News and views | Pairing Indian wine with Indian cheese

News and views

Pairing Indian wine with Indian cheese

Chef Shaun Kenworthy reports on what he believes to be a unique tasting of Indian wine and Indian cheese.

Shaun writes: "There is a rumble of change in almost every facet of life in today’s India. If we go back not too many years the idea of drinking wine as opposed to whisky and any other cheese than the processed stuff that the whole country has a fascination for made by enormous companies such as Amul and Britannia were little known anomalies.

That said, India does have an artisanal tradition of cheese and wine making that goes back a couple of hundred or so years to the Portuguese and British. A scant few traditional cheeses are still made in the mountainous regions of northern India and I’ve personally taken some around the world demonstrating with them and showing them off but how much longer they have left, being made in such small quantities is sadly anyone’s guess.

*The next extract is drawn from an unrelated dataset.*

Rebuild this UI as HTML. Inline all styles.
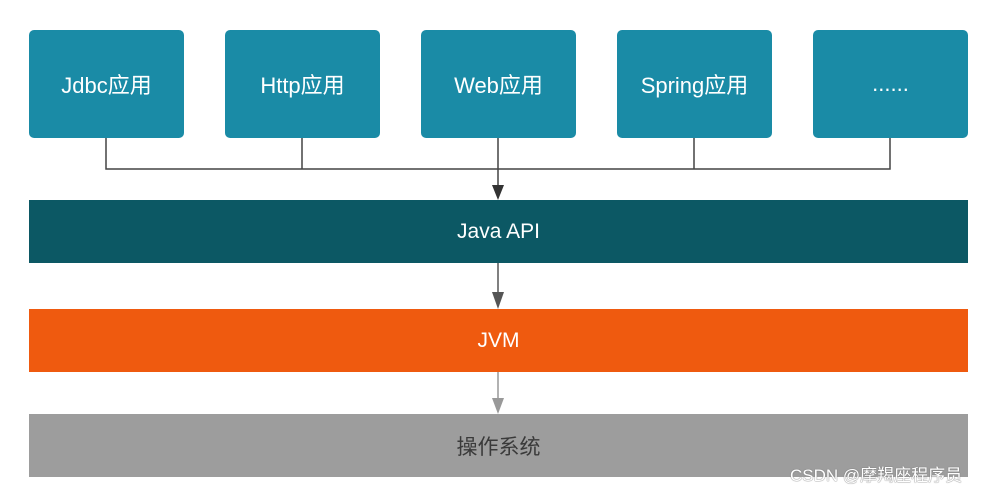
<!DOCTYPE html>
<html><head><meta charset="utf-8"><style>
html,body{margin:0;padding:0;background:#fff;}
body{width:984px;height:492px;position:relative;overflow:hidden;font-family:"Liberation Sans","Noto Sans CJK SC",sans-serif;}
.b{position:absolute;top:30px;width:155px;height:108px;background:#1a8ba6;border-radius:5px;color:#fff;font-size:22px;display:flex;align-items:center;justify-content:center;}
.bar{position:absolute;left:29px;width:939px;height:63px;display:flex;align-items:center;justify-content:center;font-size:21px;}
svg{position:absolute;left:0;top:0;}
</style></head><body>
<div class="b" style="left:29px">Jdbc应用</div>
<div class="b" style="left:225px">Http应用</div>
<div class="b" style="left:421px">Web应用</div>
<div class="b" style="left:617px">Spring应用</div>
<div class="b" style="left:813px">......</div>
<div class="bar" style="top:200px;background:#0c5864;color:#fff;">Java API</div>
<div class="bar" style="top:309px;background:#ef5a0f;color:#fff;">JVM</div>
<div class="bar" style="top:414px;height:63px;background:#9d9d9d;color:#3a3a3a;">操作系统</div>
<svg width="984" height="492">
<g stroke="#444" stroke-width="1.5" fill="none">
<path d="M106 138V169H890V138M302 138V169M694 138V169M498 138V190"/>
</g>
<polygon points="492,185 504,185 498,200" fill="#333"/>
<line x1="498" y1="263" x2="498" y2="295" stroke="#555" stroke-width="1.5"/>
<polygon points="492,292 504,292 498,309" fill="#555"/>
<line x1="498" y1="372" x2="498" y2="400" stroke="#999" stroke-width="1.5"/>
<polygon points="492,398 504,398 498,414" fill="#999"/>
</svg>
<div style="position:absolute;left:790px;top:461px;font-size:17px;color:#fff;text-shadow:0 0 1px #777,0 0 1px #777;">CSDN @摩羯座程序员</div>
</body></html>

India’s wines have traditionally been produced along the hilly ridges of southern India, which run through Maharashtra and Karnataka but by the 1950s whatever little interest there was in wine, dwindled once India became independent and it wasn’t until the 90s, that a whole new generation of winemakers started to come through using modern wine making techniques.

There has been much talk about Indian wines in India recently, so much so that sales have been doubling each year, with all the 5 star hotel chains and higher end restaurants in the major Indian cities putting home-grown wines on their lists.

A sommelier friend of mine, Keith Edgar and I were recently asked by the Calcutta Wine Club to do a cheese and wine tasting. It was such a great opportunity that we decided to do a completely blind tasting of four wines and six cheeses so that we could keep secret the fact that they were all Indian.

I’m not quite sure what the members were really expecting but more than likely some domestic and imported wines and imported cheeses?! Of which there are few that find their way into the supermarkets other than the likely suspects such as ricotta, mozzarella, gouda, parmesan, cheddar, Danish blue and brie although as hoteliers with access to wholesale suppliers we do get much more to choose from.

The local cheeses I chose were fresh and smoked Bandel, both a little salty and crumbly in texture, round and small in size, still produced in a small Portuguese settlement town, around 60km from the city, Kalimpong cheese which is still made in 12kg and 1kg wheels by a few different cheesemakers, the texture being like a rustic Caerphilly: white and crumbly in the centre and yellowy inside the rind with a bit of a tang. It’s made in Kalimpong, a small hill station around 200km from Calcutta.

The other three, relatively new cheeses made by La Ferme, Auroville, in the old French city of Pondicherry, close to Chennai (formerly Madras): a good strong tangy Cheddar, their Auroblochon (but don’t let the name seduce you into thinking otherwise - this cheese is similar to an intensely ripe Pecorino) and their delicious semi-soft Gorgonzola.

Thankfully it’s easier to introduce our wines for the evening as you’d know what to expect from the grape varieties but again they were all Indian: a Sula Sauvignon Blanc 2012*, Fratelli Sangiovese 2011, Four Seasons Cabernet Sauvignon 2011and finally, India’s only dessert wine, Sula’s late harvest Chenin Blanc 2012.

We started off, as you would expect, with the milder cheeses and lighter wines, not wanting to make this too challenging a test for the wine club. After much discussion and many ooo’s and aaah’s, we ended up with very few hits but at least we’d conducted what was probably the first completely Indian cheese and wine tasting in the world to date!

Our top Indian wine and cheese pairings:

Sula Sauvignon Blanc 2012

I think we both expected this to go better with the salty fresh Bandel but it wasn’t unpalatable and maybe a little extra fattiness in the cheese would have helped

Fratelli, Sangiovese 2011

A good pairing with the fresh and smoked Bandel and Kalinpong

Four Seasons, Cabernet Sauvignon 2011

The smoked, Kalimpong and the hefty cheddar worked best

Sula late harvest Chenin Blanc 2012

And I don’t think anything could take away from this star of the show with the Auroblochon and the Gorgonzola."

For more information about Indian cheese read this article in the Telegraph, Calcutta.

UK-born and bred, chef Shaun Kenworthy began his career in Yorkshire but worked for some of London’s best known restaurants including Bibendum, The Atlantic Bar, Coast, Air, Mash and Quaglino’s. Since he arrived in India in 2000 he has worked as an executive chef and consultant in Kolkata, New Delhi, Mumbai, Chennai, Bangalore, Pune and Hyderabad. In whatever little spare time he has left he writes about his love of good food.

* which seems to be available in the UK if you'd like to try it.